What’s the purpose of the new winter steelhead validation?
The validation tells us how many people fish for winter steelhead in this area so we can then estimate and track trends in angling effort. That information will help us address a public concern that too many anglers fish certain rivers, affecting wild winter steelhead abundance and viability. Knowing how many anglers fish these rivers will help us better manage the fishery.
What’s the purpose of the new harvest tag, and why can’t I record wild winter steelhead harvest on my combined angling tag?
ODFW and stakeholders developed the harvest tag (only valid during the areas winter steelhead season Dec. 1 – April 30) to address public concerns about wild winter steelhead harvest reporting. Harvest is recorded automatically for anglers using electronic licenses and tags, but anglers using paper tags report harvest voluntarily.
In recent years, voluntary reporting dropped to very low levels, causing some people to question the accuracy of harvest data. Also, many anglers said daily licenses are abused by some people repeatedly buying daily paper licenses to harvest wild winter steelhead – reportedly allowing them to exceed the three-fish annual bag limit.
The wild winter steelhead harvest tag will provide more accurate harvest data through improved reporting and closes the daily license loophole because anglers can only purchase one harvest tag per winter steelhead season. ODFW will have the previous season’s harvest data before Dec. 1 when the next season begins.
Where do I report harvested wild winter steelhead?
If you electronically tagged on your ELS app, you’re done. If you have a paper tag, you have several options:
- Drop the tag off at any ODFW office.
- Call any ODFW office to report your harvest.

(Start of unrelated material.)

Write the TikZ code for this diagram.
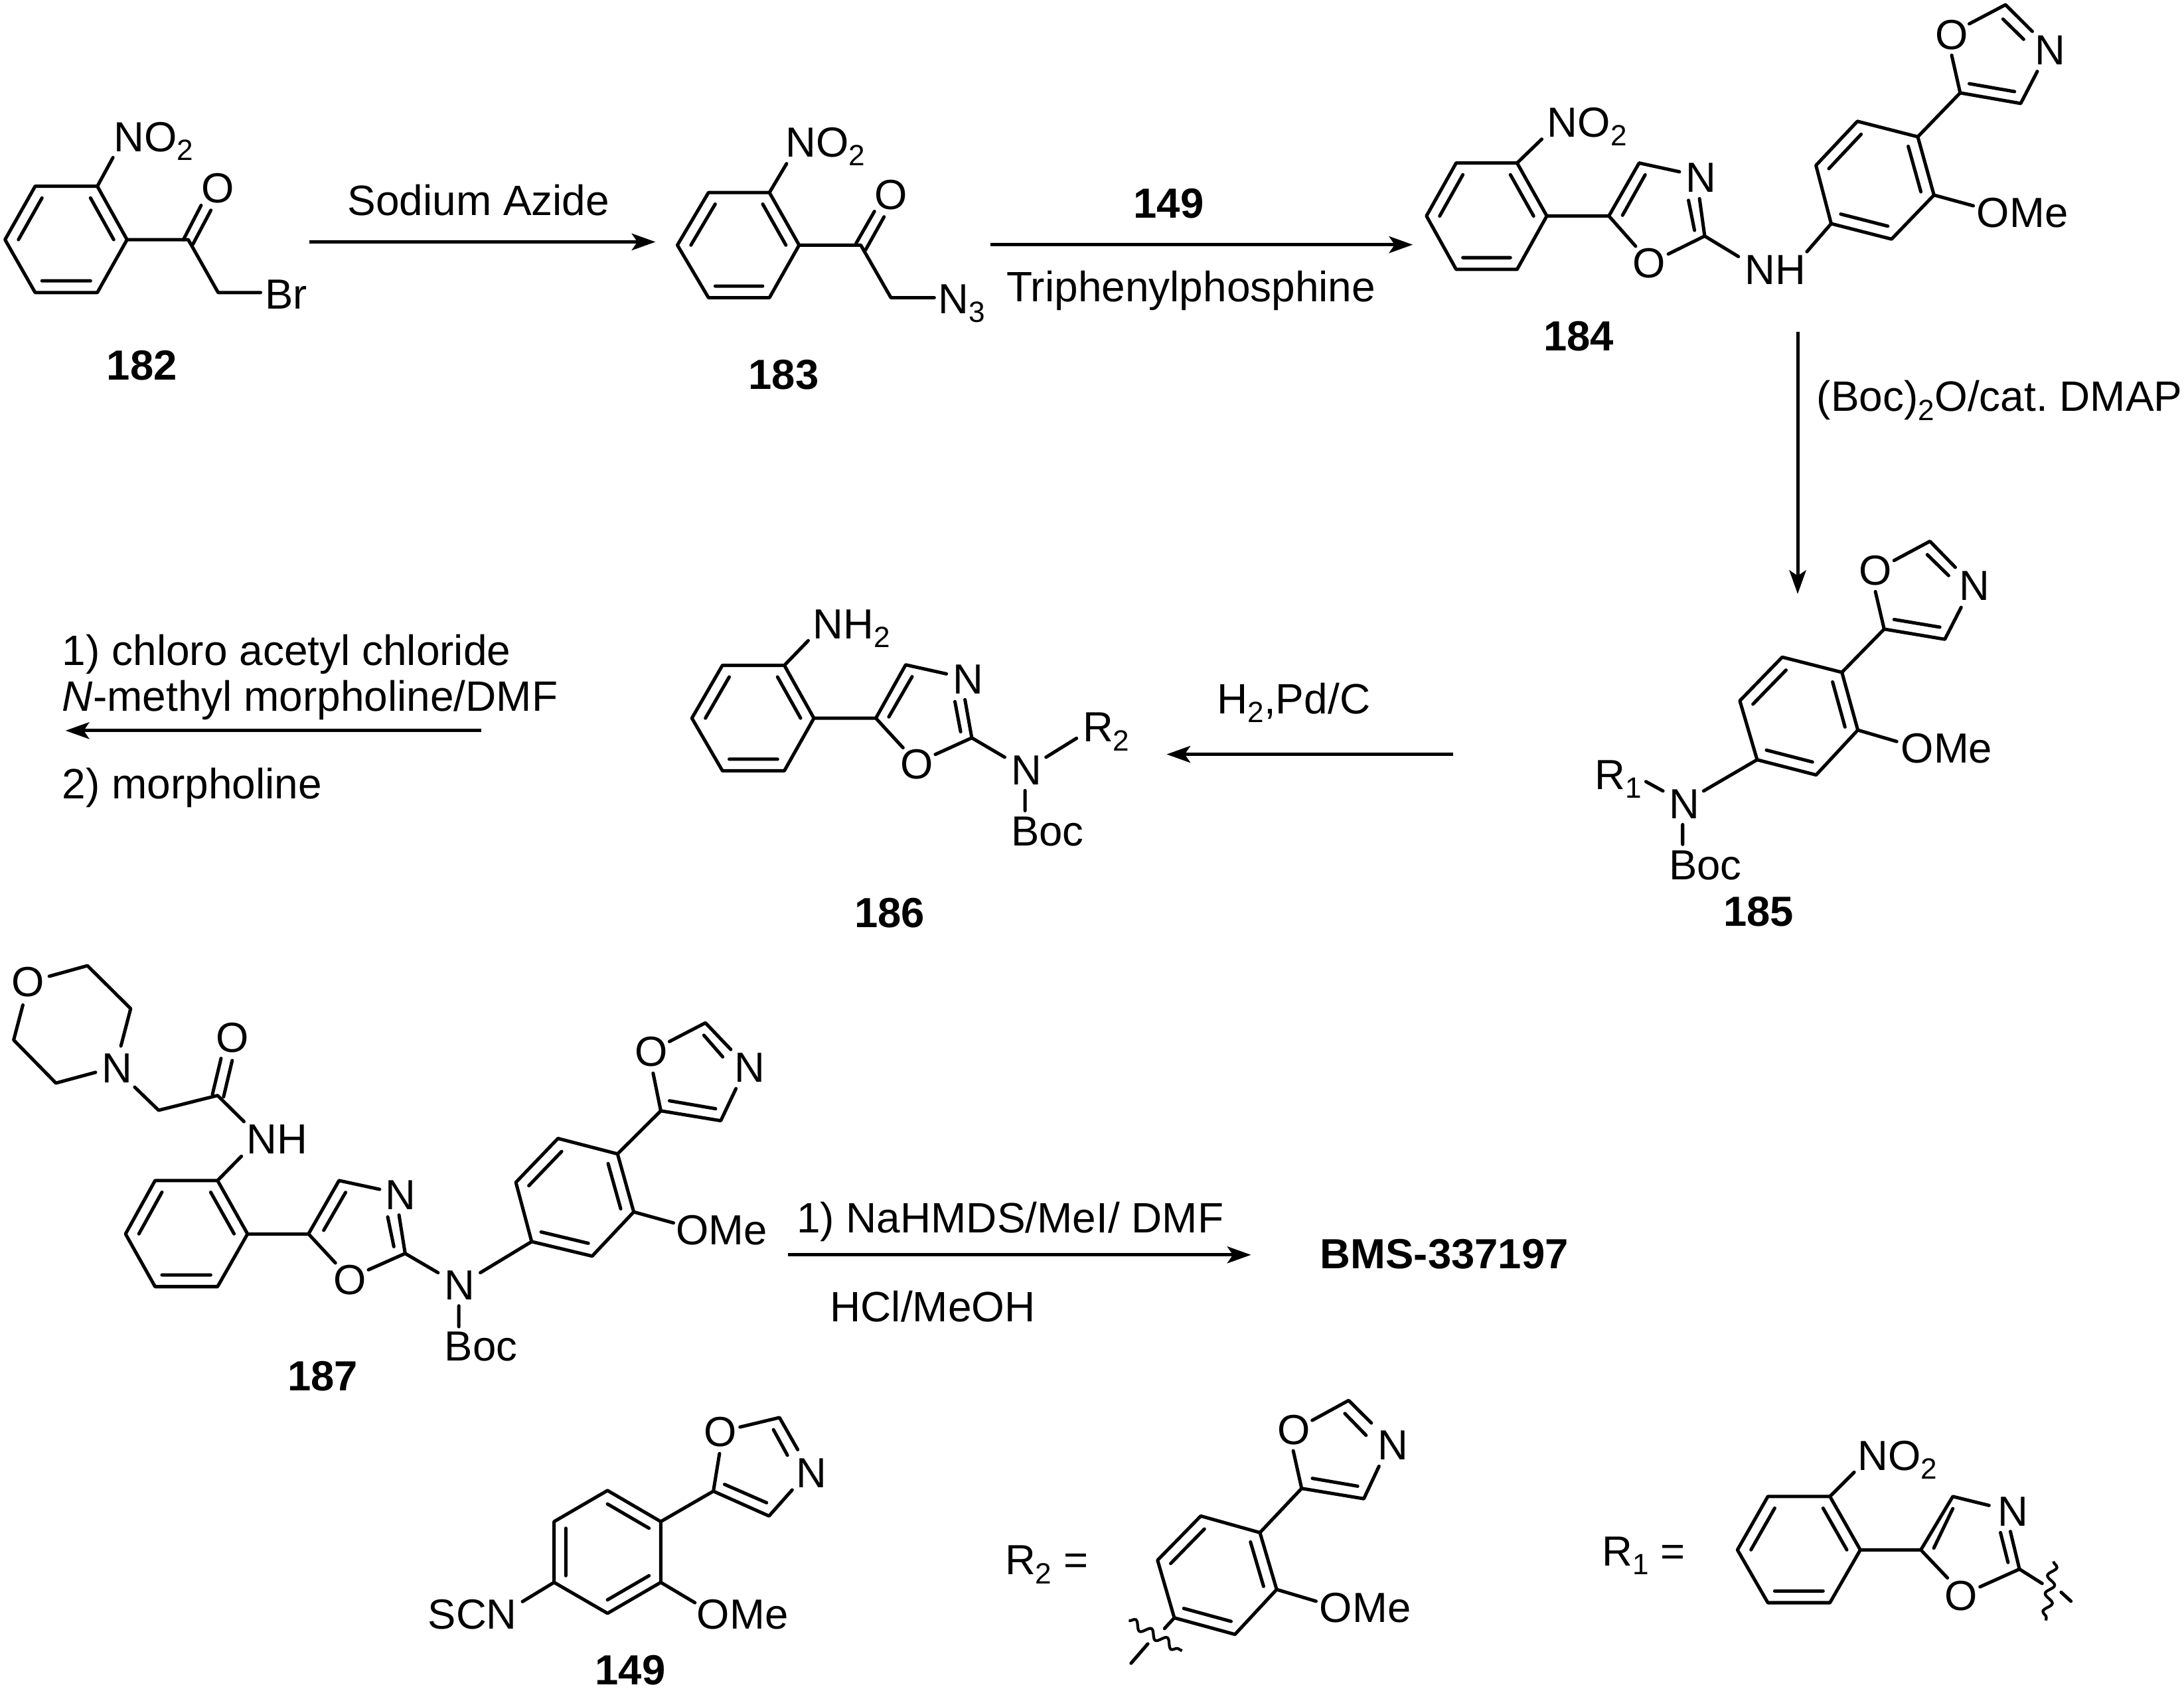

- Mail your tag to ODFW Headquarters: 4034 Fairview Industrial Dr. SE, Salem OR 97302.
- Report online by logging into your ODFW account.
What’s the minimum I need to fish for winter steelhead on these rivers?
You always need a license and combined angling tag to fish for winter steelhead.
This requirement continues, but anglers on the Rogue and South Coast rivers also must purchase a validation ($2 resident, $4 non-resident) to fish for winter steelhead. The validation lets you fish for winter steelhead and harvest hatchery winter steelhead. If you don’t want the opportunity to harvest wild winter steelhead, this is all you need. If you do decide to harvest a wild winter steelhead on these rivers, you also must purchase a harvest tag ($10 resident, $20 non-resident).